By this time next year, most people will either deny that they ever entertained such notions, or will sincerely have forgotten all about this strange little chapter, when the merely eighteenth, nineteenth or twentieth-century media mouthpieces of global capital, war against Iran, martial law for the Catholics of the West Bank, bombardment of the Catholics of Lebanon, and the jackal, vulture or hyena school of litigation, all thought that they could take out the only institution in the world to go back to Classical Antiquity and to have its foundation recorded in the Bible. We trust that they have learned their lesson. They certainly appear to have done so. Only the Dom Joly antics of Richard Dawkins, Christopher Hitchens and Peter Tatchell remain, and even they could not in practice carry out their threats.
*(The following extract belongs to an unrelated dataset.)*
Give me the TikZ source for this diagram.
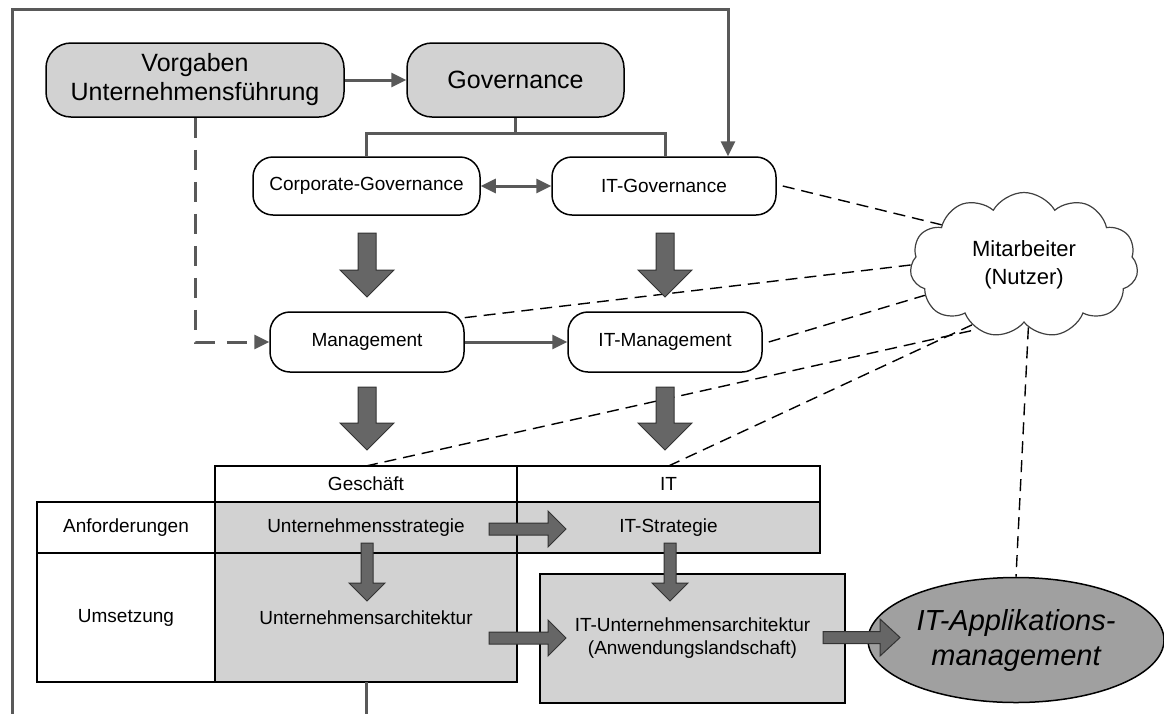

Not that they would ever have dared try, anyway.

Elsewhere, I have been rather hysterically told that there will be an American attempt to file a class action against the Pope, leading to "public pressure" for a prosecution. Leave aside that in every part of the globe, the Police have dismissed this whole business as being of not the slightest interest. Leave aside that the most powerful media on earth (Murdoch, the New York Times, the BBC) have already been swatted away like flies by the world's oldest continuously existing institution. What could possess anyone to imagine that such a class action might be successful in the first place? Unless it went the Church's way at an earlier stage, then it would certainly end up before the Supreme Court, where six of the nine Justices are Catholics, at least five are weekly Mass-goers, and at least four have by common consent some degree of affiliation to Opus Dei. Yet that, take note, is this campaign's best hope in the world.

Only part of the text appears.